- TASK STATEMENT: Below are the entries; state how many of their lines contain the string "this", and nothing more.

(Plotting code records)
────────────────
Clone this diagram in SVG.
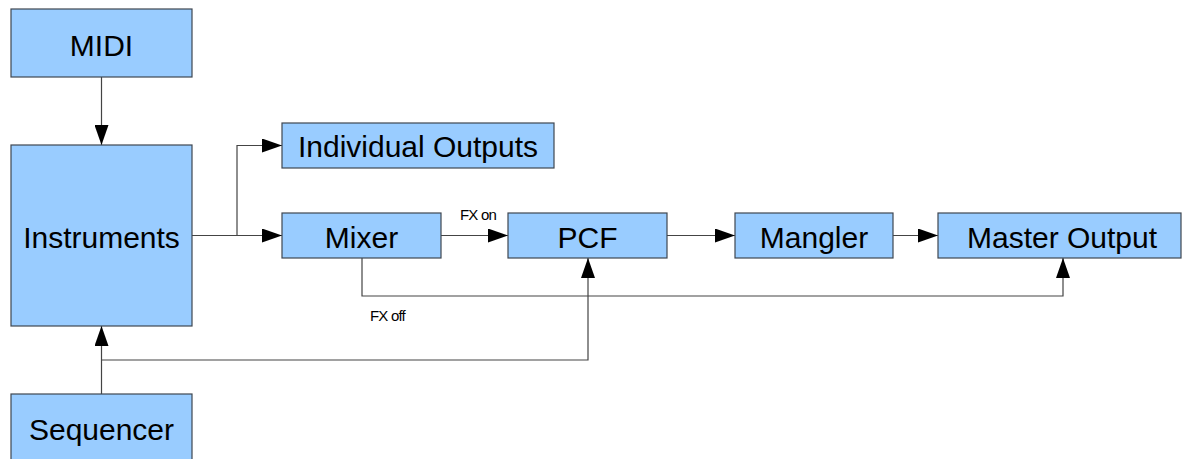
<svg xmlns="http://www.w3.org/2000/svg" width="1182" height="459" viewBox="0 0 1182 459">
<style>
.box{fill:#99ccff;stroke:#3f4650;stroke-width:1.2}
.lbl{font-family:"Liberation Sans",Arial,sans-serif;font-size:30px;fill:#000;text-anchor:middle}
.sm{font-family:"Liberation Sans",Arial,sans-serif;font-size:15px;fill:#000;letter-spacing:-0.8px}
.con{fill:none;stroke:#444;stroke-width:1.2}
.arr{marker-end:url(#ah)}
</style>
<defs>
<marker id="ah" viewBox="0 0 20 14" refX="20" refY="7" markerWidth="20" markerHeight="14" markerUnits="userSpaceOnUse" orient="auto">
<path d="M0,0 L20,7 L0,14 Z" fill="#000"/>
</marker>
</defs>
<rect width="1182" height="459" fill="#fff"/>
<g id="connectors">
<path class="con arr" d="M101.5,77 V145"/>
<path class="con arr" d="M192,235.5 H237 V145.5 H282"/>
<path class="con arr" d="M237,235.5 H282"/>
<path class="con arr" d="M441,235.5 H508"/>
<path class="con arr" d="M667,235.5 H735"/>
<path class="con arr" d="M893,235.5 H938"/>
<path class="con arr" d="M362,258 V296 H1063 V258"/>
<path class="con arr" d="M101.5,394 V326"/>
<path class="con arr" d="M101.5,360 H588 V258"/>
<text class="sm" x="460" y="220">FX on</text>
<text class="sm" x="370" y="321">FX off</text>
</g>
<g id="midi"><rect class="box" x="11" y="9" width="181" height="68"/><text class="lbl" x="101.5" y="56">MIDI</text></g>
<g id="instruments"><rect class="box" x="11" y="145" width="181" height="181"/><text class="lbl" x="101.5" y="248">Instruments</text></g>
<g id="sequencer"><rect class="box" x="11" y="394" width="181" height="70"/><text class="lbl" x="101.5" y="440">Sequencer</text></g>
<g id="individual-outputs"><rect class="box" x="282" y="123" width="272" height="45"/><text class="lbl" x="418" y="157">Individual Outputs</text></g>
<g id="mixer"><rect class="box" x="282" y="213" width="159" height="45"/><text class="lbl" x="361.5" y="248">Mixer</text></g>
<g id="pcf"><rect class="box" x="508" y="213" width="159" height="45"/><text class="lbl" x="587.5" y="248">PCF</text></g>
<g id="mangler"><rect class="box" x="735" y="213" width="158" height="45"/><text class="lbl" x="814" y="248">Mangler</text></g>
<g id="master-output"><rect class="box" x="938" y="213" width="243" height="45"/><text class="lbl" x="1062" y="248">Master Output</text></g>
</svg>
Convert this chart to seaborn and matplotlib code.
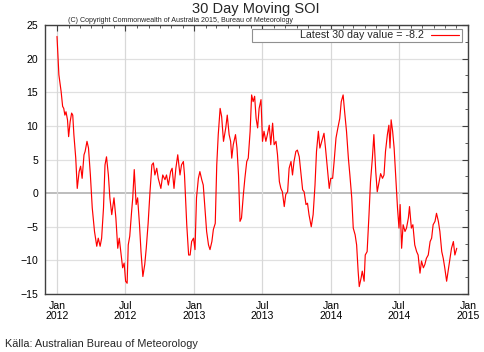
────────────────
- EXPECTED OUTPUT: 2